Cezayir'de Müslüman Kadınların Mücadelesi
Orduyla -Müslümanlar arasındaki 10 yıllık çatışmalarda 100 binden fazla insanın ölmesinin ardından, Cezayirli müslüman kadınlar daha gayretli,mücadele etmeleri gerektiğinin farkında.
Aralık 1991'de seçimlerin ilk turunu Şeriat isteyenlerin kazanması karşısında ikinci turun iptal edilmesiyle iç savaşa sürüklenen Cezayir'de kadınlar mücadele etmeleri gerektiğini anlamış gözüküyor. Orduyla -Müslümanlar arasındaki 10 yıllık çatışmalarda 100 binden fazla insanın ölmesinin ardından, Cezayirli kadınlar yükselişte, özellikle de başörtülü olanları...

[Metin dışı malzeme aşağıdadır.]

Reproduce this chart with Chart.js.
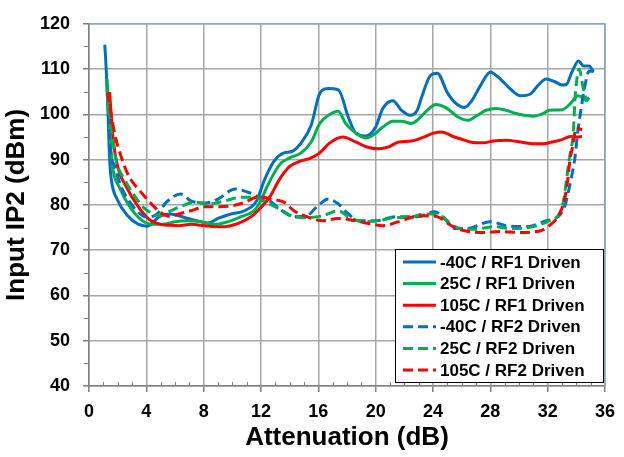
<!DOCTYPE html>
<html>
<head>
<meta charset="utf-8">
<script src="https://cdn.jsdelivr.net/npm/chart.js@4.4.1/dist/chart.umd.min.js"></script>
<style>
  html, body { margin: 0; padding: 0; background: #fff; }
  #wrap { position: relative; width: 624px; height: 457px; }
</style>
</head>
<body>
<div id="wrap"><canvas id="chart"></canvas></div>
<script>
// Attenuation (dB) and Input IP2 (dBm)
const rf1Cold_x = [1.1, 1.2, 1.33, 1.44, 1.56, 1.97, 2.7, 3.4, 4.05, 4.9, 5.6, 6.25, 6.9, 7.8, 8.3, 9.0, 9.9, 10.85, 11.7, 12.2, 12.9, 13.6, 14.15, 14.8, 15.5, 16.1, 16.7, 17.4, 18.1, 18.6, 19.3, 20.0, 20.5, 21.2, 21.8, 22.4, 22.9, 23.2, 23.8, 24.3, 25.0, 25.6, 26.2, 26.7, 27.3, 28.0, 28.7, 29.4, 30.1, 30.8, 31.3, 31.9, 32.5, 33.0, 33.3, 33.7, 34.15, 34.5, 34.9, 35.2]
const rf1Cold_y = [115.4, 110, 100, 90, 85.5, 81.2, 77.6, 75.8, 75.3, 77.4, 78, 77.6, 77, 76.3, 76, 77, 78, 78.7, 80.9, 85.2, 89.6, 91.5, 91.8, 93.7, 97.6, 104.6, 105.7, 105.4, 99.3, 95.9, 95.2, 97.2, 101.3, 103, 100.9, 99.8, 100.9, 103.7, 108.5, 109.1, 104.8, 102.4, 101.5, 103, 106.3, 109.3, 107.8, 105.6, 104.1, 104.5, 106.3, 107.8, 107.2, 106.5, 106.6, 109.4, 111.8, 110.7, 110.7, 109.4]

const rf1Room_x = [1.24, 1.4, 1.65, 2.1, 2.8, 3.6, 4.4, 5.1, 6.0, 6.9, 7.8, 8.8, 9.7, 10.6, 11.5, 12.0, 12.4, 13.3, 14.0, 14.8, 15.5, 16.1, 16.7, 17.4, 17.9, 18.6, 19.3, 19.8, 20.5, 21.2, 21.8, 22.5, 22.9, 23.6, 24.2, 24.9, 25.8, 26.4, 27.1, 27.7, 28.4, 29.1, 29.8, 31.0, 31.7, 32.1, 33.0, 33.6, 34.1, 34.4, 34.7, 34.85]
const rf1Room_y = [107.8, 98, 88.4, 84, 79.8, 76.8, 75.7, 75.7, 76.3, 76.5, 76.3, 75.7, 76.3, 77.4, 78.7, 81, 83.9, 88.9, 90.4, 91.5, 93.9, 98, 99.8, 100.7, 98, 95.9, 94.8, 95.4, 97.2, 98.5, 98.5, 98, 98.7, 100.9, 102.2, 101.5, 99.3, 98.7, 99.8, 100.9, 101.3, 100.9, 100.2, 99.6, 100.2, 100.9, 101, 102.4, 104.1, 103.8, 103, 103.5]

const rf1Hot_x = [1.44, 1.65, 2.0, 2.6, 3.4, 4.2, 5.0, 5.6, 6.25, 7.1, 8.1, 8.8, 9.5, 10.4, 11.3, 11.7, 12.6, 13.3, 14.0, 14.7, 15.5, 16.1, 16.8, 17.7, 18.6, 19.4, 20.2, 20.9, 21.6, 22.5, 23.2, 24.1, 24.6, 25.5, 25.9, 26.6, 27.5, 28.2, 29.1, 30.1, 31.0, 31.7, 32.3, 32.9, 33.6, 34.0, 34.4]
const rf1Hot_y = [104.9, 95.6, 88.4, 84, 79.8, 76.8, 75.7, 75.5, 75.4, 75.7, 75.4, 75.2, 75.2, 75.9, 77.4, 78.5, 81.7, 85.7, 88.5, 89.6, 90.4, 91.5, 93.7, 95, 93.9, 92.8, 92.4, 92.8, 93.9, 94.1, 94.8, 95.9, 96.1, 95, 94.6, 93.9, 93.7, 94.1, 94.3, 93.9, 93.5, 93.5, 93.9, 94.3, 95.1, 95, 95.1]

const rf2Cold_x = [1.35, 1.5, 1.8, 2.25, 2.9, 3.6, 4.05, 4.75, 5.4, 6.4, 7.1, 8.1, 9.0, 10.2, 11.1, 12.0, 12.6, 13.3, 14.3, 15.2, 15.9, 16.7, 17.4, 18.1, 18.8, 20.0, 21.4, 22.9, 24.1, 24.8, 25.5, 26.4, 28.0, 29.1, 30.5, 31.9, 32.8, 33.2, 33.6, 33.9, 34.1, 34.4, 34.6, 34.9, 35.2]
const rf2Cold_y = [100, 92, 88.4, 84, 80.4, 77.9, 77.3, 78, 80.6, 82.4, 80.9, 80.4, 81.3, 83.5, 82.8, 81.5, 80.9, 79.1, 77.4, 77.6, 79.6, 81.3, 80.2, 78, 76.5, 76.5, 77.4, 77.4, 78.5, 77, 74.8, 74.8, 76.3, 75.4, 75.2, 76.5, 77.6, 79.8, 85.2, 90.4, 96.1, 102.6, 106.3, 109.6, 109.4]

const rf2Room_x = [1.24, 1.56, 1.9, 2.5, 3.2, 3.85, 4.5, 4.9, 5.7, 6.5, 7.4, 8.3, 9.5, 10.6, 11.5, 12.4, 13.3, 14.3, 15.2, 16.3, 17.4, 18.1, 19.1, 20.2, 21.4, 22.3, 23.4, 24.2, 25.0, 25.5, 26.9, 28.2, 29.4, 31.0, 32.1, 32.8, 33.1, 33.3, 33.5, 33.8, 33.9, 34.0, 34.2, 34.5, 34.75, 34.9]
const rf2Room_y = [107.8, 97, 89.8, 85.5, 81.9, 79.3, 78, 77.6, 78.7, 79.8, 80.6, 80.2, 80.9, 81.7, 81.7, 80.5, 79.1, 77.4, 77.2, 77.6, 78.7, 77.4, 76.3, 76.5, 77.2, 77.2, 78, 78, 76.5, 75.2, 74.6, 75.2, 74.8, 75.2, 76.5, 78, 80.8, 85.2, 90, 96.6, 103, 106.8, 110, 105.5, 103.3, 103.7]

const rf2Hot_x = [1.3, 1.8, 2.25, 2.8, 3.5, 4.3, 5.0, 5.6, 6.25, 7.1, 8.1, 9.0, 10.0, 10.9, 11.7, 12.2, 12.6, 13.6, 14.3, 15.2, 16.3, 17.4, 18.6, 19.5, 20.5, 21.6, 22.7, 23.6, 24.3, 25.3, 26.2, 27.5, 28.7, 30.1, 31.5, 32.3, 32.8, 33.2, 33.4, 33.55, 33.75, 34.0, 34.4]
const rf2Hot_y = [104.8, 95.6, 90.6, 86.2, 83.3, 80.4, 78.3, 77.5, 78, 78.7, 79.6, 79.6, 79.8, 80.6, 81.7, 81.7, 81.3, 80.6, 78.7, 77.4, 76.5, 77, 76.5, 75.9, 75.4, 76.3, 77.4, 77.6, 77.4, 75.4, 74.3, 73.9, 74.1, 73.9, 74.3, 75.9, 77.8, 81.5, 85.5, 89.8, 93, 97, 96.6]

const seriesNames = ['-40C / RF1 Driven', '25C / RF1 Driven', '105C / RF1 Driven',
                     '-40C / RF2 Driven', '25C / RF2 Driven', '105C / RF2 Driven']
const seriesX = [rf1Cold_x, rf1Room_x, rf1Hot_x, rf2Cold_x, rf2Room_x, rf2Hot_x]
const seriesY = [rf1Cold_y, rf1Room_y, rf1Hot_y, rf2Cold_y, rf2Room_y, rf2Hot_y]

const xTickStep = 4
const yTickStep = 10

const FONT = '"Liberation Sans", Arial, sans-serif'
const colors = ['#0070C0', '#00B050', '#FF0000']

const datasets = seriesNames.map((name, i) => ({
    label: name,
    data: seriesX[i].map((x, j) => ({x: x, y: seriesY[i][j]})),
    borderColor: colors[i % 3],
    backgroundColor: colors[i % 3],
    borderWidth: 3,
    borderDash: i >= 3 ? [10, 5] : [],
    showLine: true,
    pointRadius: 0,
    cubicInterpolationMode: 'monotone',
    // later series on top, like the original
    order: seriesNames.length - i
}))

// legend box, minor ticks and the light frame on top/right
const extrasPlugin = {
    id: 'extras',
    afterDraw(chart) {
        const ctx = chart.ctx
        const area = chart.chartArea
        const xs = chart.scales.x
        const ys = chart.scales.y
        ctx.save()

        // frame top and right
        ctx.strokeStyle = '#86a5cc'
        ctx.lineWidth = 1.5
        ctx.beginPath()
        ctx.moveTo(area.left, area.top)
        ctx.lineTo(area.right, area.top)
        ctx.lineTo(area.right, area.bottom)
        ctx.stroke()

        // minor ticks
        ctx.strokeStyle = '#808080'
        ctx.lineWidth = 1
        ctx.beginPath()
        for (let v = xs.min + 1; v < xs.max; v++) {
            if (v % xTickStep === 0) continue
            const px = Math.round(xs.getPixelForValue(v)) + 0.5
            ctx.moveTo(px, area.bottom)
            ctx.lineTo(px, area.bottom - 4)
        }
        for (let v = ys.min + 5; v < ys.max; v += 10) {
            const py = Math.round(ys.getPixelForValue(v)) + 0.5
            ctx.moveTo(area.left, py)
            ctx.lineTo(area.left - 5, py)
        }
        ctx.stroke()

        // legend
        const boxL = area.right - 210
        const boxT = area.bottom - 137
        const boxR = area.right - 1
        const boxB = area.bottom - 3
        ctx.fillStyle = '#ffffff'
        ctx.fillRect(boxL, boxT, boxR - boxL, boxB - boxT)
        ctx.strokeStyle = '#000000'
        ctx.lineWidth = 1
        ctx.strokeRect(boxL + 0.5, boxT + 0.5, boxR - boxL - 1, boxB - boxT - 1)

        ctx.font = 'bold 17px ' + FONT
        ctx.textBaseline = 'middle'
        ctx.textAlign = 'left'
        chart.data.datasets.forEach((ds, i) => {
            const y = boxT + 13 + i * 21.6
            ctx.strokeStyle = ds.borderColor
            ctx.lineWidth = 3
            ctx.setLineDash(ds.borderDash)
            ctx.beginPath()
            ctx.moveTo(boxL + 8, y)
            ctx.lineTo(boxL + 41, y)
            ctx.stroke()
            ctx.setLineDash([])
            ctx.fillStyle = '#000000'
            ctx.fillText(ds.label, boxL + 45, y + 1)
        })
        ctx.restore()
    }
}

new Chart(document.getElementById('chart'), {
    type: 'scatter',
    data: {datasets},
    options: {
        responsive: true,
        maintainAspectRatio: false,
        animation: false,
        layout: {
            padding: {left: 0, top: 16, right: 11, bottom: 0}
        },
        scales: {
            x: {
                type: 'linear',
                min: 0,
                max: 36,
                afterFit: (scale) => { scale.height = 71 },
                ticks: {
                    stepSize: xTickStep,
                    color: '#000',
                    padding: 9,
                    font: {family: FONT, size: 18, weight: 'bold'}
                },
                grid: {
                    color: '#a6a6a6',
                    lineWidth: 1.5,
                    tickLength: 6,
                    tickColor: '#808080'
                },
                border: {color: '#808080', width: 1.5},
                title: {
                    display: true,
                    text: 'Attenuation (dB)',
                    color: '#000',
                    padding: {top: 0, bottom: 4},
                    font: {family: FONT, size: 26, weight: 'bold', lineHeight: 1.2}
                }
            },
            y: {
                min: 40,
                max: 120,
                afterFit: (scale) => { scale.width = 89 },
                ticks: {
                    stepSize: yTickStep,
                    color: '#000',
                    padding: 13,
                    font: {family: FONT, size: 18, weight: 'bold'}
                },
                grid: {
                    color: '#a6a6a6',
                    lineWidth: 1.5,
                    tickLength: 6,
                    tickColor: '#808080'
                },
                border: {color: '#808080', width: 1.5},
                title: {
                    display: true,
                    text: 'Input IP2 (dBm)',
                    color: '#000',
                    padding: {top: 1, bottom: 0},
                    font: {family: FONT, size: 26, weight: 'bold', lineHeight: 1.2}
                }
            }
        },
        plugins: {
            legend: {display: false},
            tooltip: {enabled: false}
        }
    },
    plugins: [extrasPlugin]
})
</script>
</body>
</html>
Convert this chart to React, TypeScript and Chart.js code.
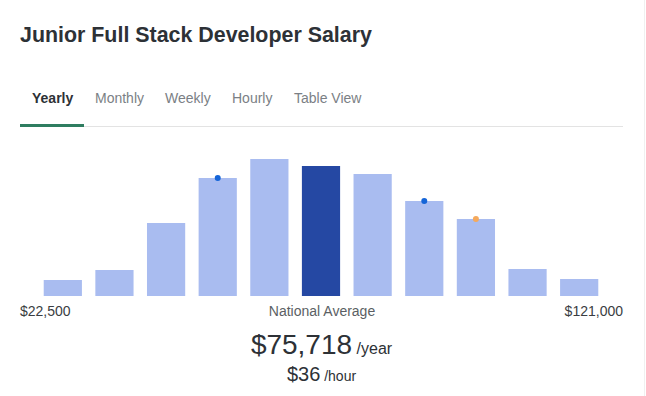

New York Times gazetesi 'Cezayir'de Sessiz Devrim: Kadınların Kazanımı' başlıklı haberinde, Cezayir'de kadınların Arap âleminin geri kalanında görülmedik bir ekonomik-siyasi güç haline geldiğini yazdı. Buna göre avukatların yüzde 70'i, yargıçların ve üniversite öğrencilerinin yüzde 60'ı kadın, tıp âlemi de kadınların hâkimiyetinde, benzin istasyonlarından taksi-otobüs şoförlüğü ve trafik polisliğine kadar işgücünün yüzde 20'sini kadınlar oluşturuyor, giderek daha çok sayıda kadın ev gelirine erkekle beraber katkıda bulunuyor. Nakd dergisi editörü Daho Cerbal, bu eğilim sürerse kadınların şimdilik esamilerinin okunmadığı kamu yönetiminin de dizginlerini ele geçirecekleri görüşünde.
Başörtüsüne engel olmadığı için kadınlar rahatlıkla eğitim alabiliyor.
Erkeklerin serbest ticarete yönelip yüz çevirdiği üniversite eğitiminden kadınların bol bol faydalanmasıyla ,üniversite eğitimi sayesinde dışarı çıkabilen kızlar, sosyalleşip daha iyi konumlara geldiklerini söylüyor. Ancak bu kadınlar önceki kuşaklara göre daha dindar.Din'e saldırılar gençleri bu konuda uyanık tutmuş. Çoğu başlarını örtüp vücutlarını göstermeyecek şekilde giyiniyor, İslamı tanımak için azami gayret sarfediyor.
Bazı sosyologların görüşüyle böylece kendilerini laik kesimin önyargı ve kısıtlamalarından kurtaran bu kadınlar, Cezayir'i gelecekte değiştirecek . Başörtüsü takan kadınlara saygı gösterilip işyerinde ya da sokakta rahatsızlık verilmiyor.